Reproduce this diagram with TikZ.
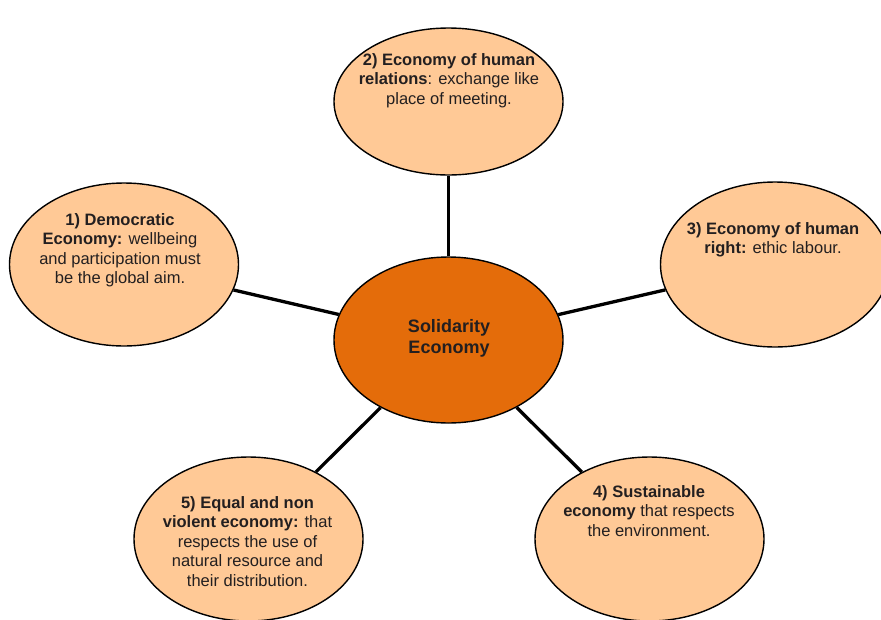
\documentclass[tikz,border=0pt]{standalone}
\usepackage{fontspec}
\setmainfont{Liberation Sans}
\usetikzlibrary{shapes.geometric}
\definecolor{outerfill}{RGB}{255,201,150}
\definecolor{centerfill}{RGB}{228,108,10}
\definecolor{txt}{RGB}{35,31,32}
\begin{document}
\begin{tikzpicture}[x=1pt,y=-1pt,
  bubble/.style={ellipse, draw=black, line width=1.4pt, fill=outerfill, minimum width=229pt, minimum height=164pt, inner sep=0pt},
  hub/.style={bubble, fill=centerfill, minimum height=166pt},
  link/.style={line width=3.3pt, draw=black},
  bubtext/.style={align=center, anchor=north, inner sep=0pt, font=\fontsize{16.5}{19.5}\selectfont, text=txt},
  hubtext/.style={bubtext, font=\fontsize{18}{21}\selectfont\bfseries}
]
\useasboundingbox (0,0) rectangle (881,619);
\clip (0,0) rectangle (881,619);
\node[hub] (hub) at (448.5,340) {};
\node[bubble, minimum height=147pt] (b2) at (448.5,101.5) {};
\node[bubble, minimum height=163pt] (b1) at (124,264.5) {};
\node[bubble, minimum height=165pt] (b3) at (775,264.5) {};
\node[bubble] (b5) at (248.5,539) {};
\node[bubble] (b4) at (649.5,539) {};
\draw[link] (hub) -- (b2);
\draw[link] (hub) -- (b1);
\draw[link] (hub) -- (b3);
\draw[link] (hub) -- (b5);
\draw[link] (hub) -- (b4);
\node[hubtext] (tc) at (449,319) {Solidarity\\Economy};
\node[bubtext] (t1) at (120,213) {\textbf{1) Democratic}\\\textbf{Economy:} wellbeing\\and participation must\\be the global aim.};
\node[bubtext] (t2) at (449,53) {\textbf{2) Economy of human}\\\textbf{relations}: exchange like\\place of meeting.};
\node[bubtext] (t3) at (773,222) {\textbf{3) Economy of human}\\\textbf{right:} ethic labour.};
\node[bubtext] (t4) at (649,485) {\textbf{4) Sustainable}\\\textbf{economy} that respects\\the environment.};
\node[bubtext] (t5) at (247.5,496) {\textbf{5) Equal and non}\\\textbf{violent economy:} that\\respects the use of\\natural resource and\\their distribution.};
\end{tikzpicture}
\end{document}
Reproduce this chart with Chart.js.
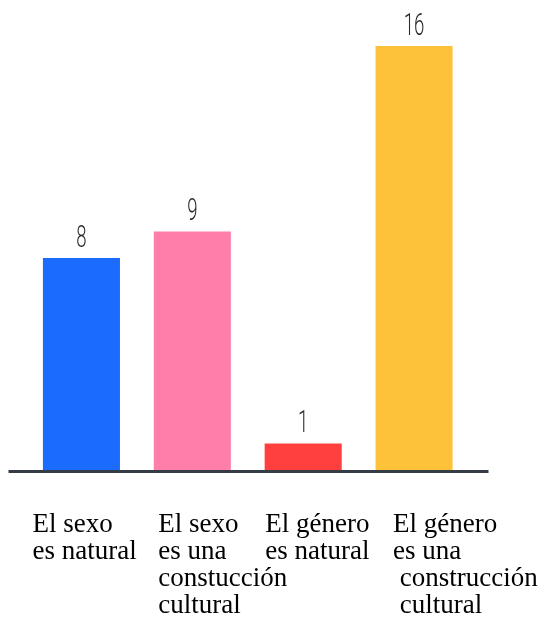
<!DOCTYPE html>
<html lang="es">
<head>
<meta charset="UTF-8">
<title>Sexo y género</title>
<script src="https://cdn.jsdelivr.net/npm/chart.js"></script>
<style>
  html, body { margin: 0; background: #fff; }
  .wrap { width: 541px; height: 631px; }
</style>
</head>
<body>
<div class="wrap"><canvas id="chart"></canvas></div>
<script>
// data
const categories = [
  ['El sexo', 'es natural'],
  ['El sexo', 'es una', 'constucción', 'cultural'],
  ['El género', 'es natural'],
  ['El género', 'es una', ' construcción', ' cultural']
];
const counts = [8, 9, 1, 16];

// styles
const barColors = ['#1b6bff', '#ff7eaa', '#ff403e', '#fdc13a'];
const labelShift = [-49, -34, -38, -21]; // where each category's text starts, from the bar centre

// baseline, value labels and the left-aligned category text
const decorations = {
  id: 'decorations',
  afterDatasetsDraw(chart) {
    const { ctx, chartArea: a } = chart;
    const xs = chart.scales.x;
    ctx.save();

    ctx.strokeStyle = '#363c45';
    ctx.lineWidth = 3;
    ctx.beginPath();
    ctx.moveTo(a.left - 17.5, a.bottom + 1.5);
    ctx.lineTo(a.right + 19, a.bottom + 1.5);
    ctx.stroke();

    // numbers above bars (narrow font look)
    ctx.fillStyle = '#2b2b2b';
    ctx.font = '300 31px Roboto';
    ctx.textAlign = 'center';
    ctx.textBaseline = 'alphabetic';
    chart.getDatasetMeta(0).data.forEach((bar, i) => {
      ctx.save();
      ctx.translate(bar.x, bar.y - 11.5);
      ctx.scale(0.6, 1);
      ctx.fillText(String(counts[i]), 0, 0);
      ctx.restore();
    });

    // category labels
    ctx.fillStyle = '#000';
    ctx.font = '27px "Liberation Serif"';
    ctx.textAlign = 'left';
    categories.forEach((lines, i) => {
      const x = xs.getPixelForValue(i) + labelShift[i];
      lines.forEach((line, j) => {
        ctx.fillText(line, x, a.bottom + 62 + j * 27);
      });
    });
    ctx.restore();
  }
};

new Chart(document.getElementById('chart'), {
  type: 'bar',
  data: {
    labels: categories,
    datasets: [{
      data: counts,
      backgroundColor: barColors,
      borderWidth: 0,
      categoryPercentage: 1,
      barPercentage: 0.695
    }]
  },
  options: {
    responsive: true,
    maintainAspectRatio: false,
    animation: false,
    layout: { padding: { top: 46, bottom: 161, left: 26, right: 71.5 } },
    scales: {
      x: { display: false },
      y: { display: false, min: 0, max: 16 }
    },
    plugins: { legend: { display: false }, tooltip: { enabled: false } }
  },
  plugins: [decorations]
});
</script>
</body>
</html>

■ Exercise prompt
Within the listing above, extract exactly the lines that run from the one containing "Reproduce this chart with Chart.js." through the one containing "const labelShift = [-49, -34, -38, -21];", excluding any pictures.

■ Final result
Reproduce this chart with Chart.js.
<!DOCTYPE html>
<html lang="es">
<head>
<meta charset="UTF-8">
<title>Sexo y género</title>
<script src="https://cdn.jsdelivr.net/npm/chart.js"></script>
<style>
  html, body { margin: 0; background: #fff; }
  .wrap { width: 541px; height: 631px; }
</style>
</head>
<body>
<div class="wrap"><canvas id="chart"></canvas></div>
<script>
// data
const categories = [
  ['El sexo', 'es natural'],
  ['El sexo', 'es una', 'constucción', 'cultural'],
  ['El género', 'es natural'],
  ['El género', 'es una', ' construcción', ' cultural']
];
const counts = [8, 9, 1, 16];

// styles
const barColors = ['#1b6bff', '#ff7eaa', '#ff403e', '#fdc13a'];
const labelShift = [-49, -34, -38, -21]; // where each category's text starts, from the bar centre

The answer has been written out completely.